## [Task statement]
Begin with the first line below and retype each line exactly through the line containing "var gammaStar = [0.403, 0.905, 0.403];". Any pictures are to be left out.

## [Given information]
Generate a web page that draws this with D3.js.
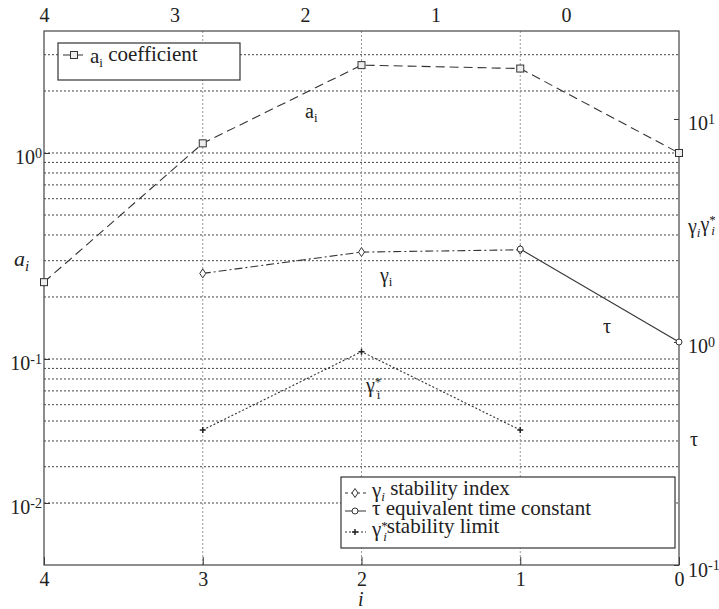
<!doctype html>
<html>
<head>
<script src="https://d3js.org/d3.v7.min.js"></script>
<style>
  body { margin: 0; background: #fff; }
  text { fill: #222; }
  .axis path.domain { stroke: none; }
  .axis line { stroke: #333; }
</style>
</head>
<body>
<svg id="chart" width="719" height="609"></svg>
<script>
// data
var idxA = [4, 3, 2, 1, 0];
var aCoef = [0.236, 1.114, 2.67, 2.57, 1.0];          // left axis
var idxGamma = [3, 2, 1];
var gammaIdx = [2.03, 2.53, 2.59];                    // right axis
var idxTau = [1, 0];
var tauVals = [2.61, 1.0];                            // right axis
var idxGstar = [3, 2, 1];
var gammaStar = [0.403, 0.905, 0.403];                // right axis

var xTicks = [4, 3, 2, 1, 0];
var leftTicks = [1, 0.1, 0.02];
var leftTickExp = ["0", "-1", "-2"];
var rightTicks = [10, 1, 0.1];
var rightTickExp = ["1", "0", "-1"];
var leftGrid = [3, 2, 1, 0.9, 0.8, 0.7, 0.6, 0.5, 0.4, 0.3, 0.2,
                0.1, 0.09, 0.08, 0.07, 0.06, 0.05, 0.04, 0.03, 0.02];

// pick an installed serif face (fallback stack otherwise)
function hasFont(name) {
  var c = document.createElement("canvas").getContext("2d");
  var s = "abcdefghijklmnopqrstuvwxyz0123456789";
  c.font = "40px monospace"; var w0 = c.measureText(s).width;
  c.font = "40px '" + name + "', monospace"; var w1 = c.measureText(s).width;
  return w0 !== w1;
}
var serifs = ["Liberation Serif", "DejaVu Serif", "Noto Serif", "Times New Roman", "Tinos", "FreeSerif", "Nimbus Roman"];
var found = serifs.filter(hasFont);
var FONT = found.length ? "'" + found[0] + "', serif" : "serif";
d3.select("#chart").style("font-family", FONT);

var L = 44, R = 679, T = 31, B = 565;
var svg = d3.select("#chart");

var x = d3.scaleLinear().domain([4, 0]).range([L, R]);
var xTop = d3.scaleLinear().domain([4, -0.866]).range([L, R]);
var yL = d3.scaleLog().domain([0.01, 3.91]).range([B, T]);
var yR = d3.scaleLog().domain([0.1, 24.8]).range([B, T]);

// grid
svg.append("g").selectAll("line.hg").data(leftGrid).enter().append("line")
  .attr("x1", L).attr("x2", R)
  .attr("y1", d => yL(d)).attr("y2", d => yL(d))
  .attr("stroke", "#444").attr("stroke-width", 1).attr("stroke-dasharray", "2,2");
svg.append("g").selectAll("line.vg").data([3, 2, 1]).enter().append("line")
  .attr("x1", d => x(d)).attr("x2", d => x(d))
  .attr("y1", T).attr("y2", B)
  .attr("stroke", "#999").attr("stroke-width", 1).attr("stroke-dasharray", "2,2");

// axes
var xAxis = d3.axisBottom(x).tickValues(xTicks).tickSize(-8).tickPadding(7).tickFormat(d3.format("d"));
svg.append("g").attr("class", "axis").attr("transform", "translate(0," + B + ")").call(xAxis)
  .call(g => g.attr("font-family", null))
  .selectAll("text").style("font-size", "20px");
var topAxis = d3.axisTop(xTop).tickValues(xTicks).tickSize(0).tickPadding(9).tickFormat(d3.format("d"));
svg.append("g").attr("class", "axis").attr("transform", "translate(0," + T + ")").call(topAxis)
  .call(g => g.attr("font-family", null))
  .selectAll("text").style("font-size", "20px");

function powLabels(g, exps, anchor) {
  g.attr("font-family", null);
  g.selectAll("text").each(function(d, i) {
    var t = d3.select(this).text("").attr("text-anchor", anchor).attr("dy", "0.55em").style("font-size", "20px");
    t.append("tspan").text("10");
    t.append("tspan").attr("dy", "-0.45em").style("font-size", "14px").text(exps[i]);
  });
}
var yAxisL = d3.axisLeft(yL).tickValues(leftTicks).tickSize(-6).tickPadding(2);
svg.append("g").attr("class", "axis").attr("transform", "translate(" + L + ",0)").call(yAxisL)
  .call(g => powLabels(g, leftTickExp, "end"));
var yAxisR = d3.axisRight(yR).tickValues(rightTicks).tickSize(-5).tickPadding(9);
svg.append("g").attr("class", "axis").attr("transform", "translate(" + R + ",0)").call(yAxisR)
  .call(g => powLabels(g, rightTickExp, "start"));

// frame
svg.append("rect").attr("x", L).attr("y", T).attr("width", R - L).attr("height", B - T)
  .attr("fill", "none").attr("stroke", "#444").attr("stroke-width", 1.2);

// series
function series(xs, ys, yScale, dash) {
  var pts = xs.map((v, i) => [x(v), yScale(ys[i])]);
  svg.append("path").attr("d", d3.line()(pts)).attr("fill", "none")
    .attr("stroke", "#333").attr("stroke-width", 1.1).attr("stroke-dasharray", dash);
  return pts;
}
function square(g, px, py) {
  g.append("rect").attr("x", px - 3.5).attr("y", py - 3.5).attr("width", 7).attr("height", 7)
    .attr("fill", "#eee").attr("stroke", "#333").attr("stroke-width", 1);
}
function diamond(g, px, py) {
  g.append("path").attr("d", "M" + px + "," + (py - 4.5) + "L" + (px + 3) + "," + py + "L" + px + "," + (py + 4.5) + "L" + (px - 3) + "," + py + "Z")
    .attr("fill", "#fff").attr("stroke", "#333").attr("stroke-width", 1);
}
function circ(g, px, py) {
  g.append("circle").attr("cx", px).attr("cy", py).attr("r", 3)
    .attr("fill", "#fff").attr("stroke", "#333").attr("stroke-width", 1);
}
function star(g, px, py) {
  g.append("path").attr("d", "M" + (px - 3) + "," + py + "H" + (px + 3) + "M" + px + "," + (py - 3) + "V" + (py + 3))
    .attr("stroke", "#222").attr("stroke-width", 1.5);
}

var pa = series(idxA, aCoef, yL, "9,5");
var pg = series(idxGamma, gammaIdx, yR, "8,3,2,3");
var pt = series(idxTau, tauVals, yR, null);
var ps = series(idxGstar, gammaStar, yR, "2,2");
pa.forEach(p => square(svg, p[0], p[1]));
pg.forEach(p => diamond(svg, p[0], p[1]));
pt.forEach(p => circ(svg, p[0], p[1]));
ps.forEach(p => star(svg, p[0], p[1]));

// labels inside plot
function subLabel(px, py, base, sub, sup) {
  var t = svg.append("text").attr("x", px).attr("y", py).style("font-size", "20px");
  t.append("tspan").text(base);
  if (sup) t.append("tspan").attr("dy", "-0.5em").style("font-size", "13px").text(sup);
  if (sub) t.append("tspan").attr("dx", sup ? "-0.35em" : null).attr("dy", sup ? "1.0em" : "0.3em")
    .style("font-size", "13px").text(sub);
  return t;
}
subLabel(305, 118, "a", "i", null);
subLabel(380, 282, "\u03b3", "i", null);
subLabel(603, 333, "\u03c4", null, null);
subLabel(366, 392, "\u03b3", "i", "*");

// axis titles
svg.append("text").attr("x", 14).attr("y", 266).style("font-size", "22px").style("font-style", "italic")
  .text("a").append("tspan").attr("dy", "0.35em").style("font-size", "15px").text("i");
svg.append("text").attr("x", 358).attr("y", 606).style("font-size", "20px").style("font-style", "italic").text("i");
var rt = svg.append("text").attr("x", 688).attr("y", 233).style("font-size", "20px");
rt.append("tspan").text("\u03b3");
rt.append("tspan").attr("dy", "0.3em").style("font-size", "13px").style("font-style", "italic").text("i");
rt.append("tspan").attr("dy", "-0.3em").text("\u03b3");
rt.append("tspan").attr("dy", "-0.55em").style("font-size", "13px").text("*");
rt.append("tspan").attr("dx", "-0.35em").attr("dy", "0.85em").style("font-size", "13px").style("font-style", "italic").text("i");
svg.append("text").attr("x", 690).attr("y", 446).style("font-size", "20px").text("\u03c4");

// legend 1
var lg1 = svg.append("g");
lg1.append("rect").attr("x", 58).attr("y", 43).attr("width", 182).attr("height", 37)
  .attr("fill", "#fff").attr("stroke", "#333").attr("stroke-width", 1.2);
lg1.append("line").attr("x1", 63).attr("x2", 83).attr("y1", 55).attr("y2", 55)
  .attr("stroke", "#333").attr("stroke-dasharray", "9,5");
square(lg1, 74, 55);
var l1t = lg1.append("text").attr("x", 90).attr("y", 63).style("font-size", "21px");
l1t.append("tspan").text("a");
l1t.append("tspan").attr("dy", "0.3em").style("font-size", "13px").text("i");
l1t.append("tspan").attr("dy", "-0.3em").text(" coefficient");

// legend 2
var lg2 = svg.append("g");
lg2.append("rect").attr("x", 341).attr("y", 477).attr("width", 334).attr("height", 71)
  .attr("fill", "#fff").attr("stroke", "#333").attr("stroke-width", 1.2);
var rows = [
  {dash: "3,3", mk: diamond, y: 493, sym: "\u03b3", sub: "i", sup: null, label: " stability index"},
  {dash: null, mk: circ, y: 511, sym: "\u03c4", sub: null, sup: null, label: " equivalent time constant"},
  {dash: "2,2", mk: star, y: 532, sym: "\u03b3", sub: "i", sup: "*", label: "stability limit"}
];
rows.forEach(function(r) {
  lg2.append("line").attr("x1", 345).attr("x2", 366).attr("y1", r.y).attr("y2", r.y)
    .attr("stroke", "#333").attr("stroke-dasharray", r.dash);
  r.mk(lg2, 355, r.y);
  var t = lg2.append("text").attr("x", 372).attr("y", r.y + 4).style("font-size", "21px");
  t.append("tspan").text(r.sym);
  if (r.sup) {
    t.append("tspan").attr("dy", "-0.5em").style("font-size", "13px").text(r.sup);
    t.append("tspan").attr("dx", "-0.35em").attr("dy", "0.85em").style("font-size", "13px").style("font-style", "italic").text(r.sub);
    t.append("tspan").attr("dy", "-0.35em").text(r.label);
  } else if (r.sub) {
    t.append("tspan").attr("dy", "0.3em").style("font-size", "13px").style("font-style", "italic").text(r.sub);
    t.append("tspan").attr("dy", "-0.3em").text(r.label);
  } else {
    t.append("tspan").text(r.label);
  }
});
</script>
</body>
</html>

## [Exercise answer]
Generate a web page that draws this with D3.js.
<!doctype html>
<html>
<head>
<script src="https://d3js.org/d3.v7.min.js"></script>
<style>
  body { margin: 0; background: #fff; }
  text { fill: #222; }
  .axis path.domain { stroke: none; }
  .axis line { stroke: #333; }
</style>
</head>
<body>
<svg id="chart" width="719" height="609"></svg>
<script>
// data
var idxA = [4, 3, 2, 1, 0];
var aCoef = [0.236, 1.114, 2.67, 2.57, 1.0];          // left axis
var idxGamma = [3, 2, 1];
var gammaIdx = [2.03, 2.53, 2.59];                    // right axis
var idxTau = [1, 0];
var tauVals = [2.61, 1.0];                            // right axis
var idxGstar = [3, 2, 1];
var gammaStar = [0.403, 0.905, 0.403];                // right axis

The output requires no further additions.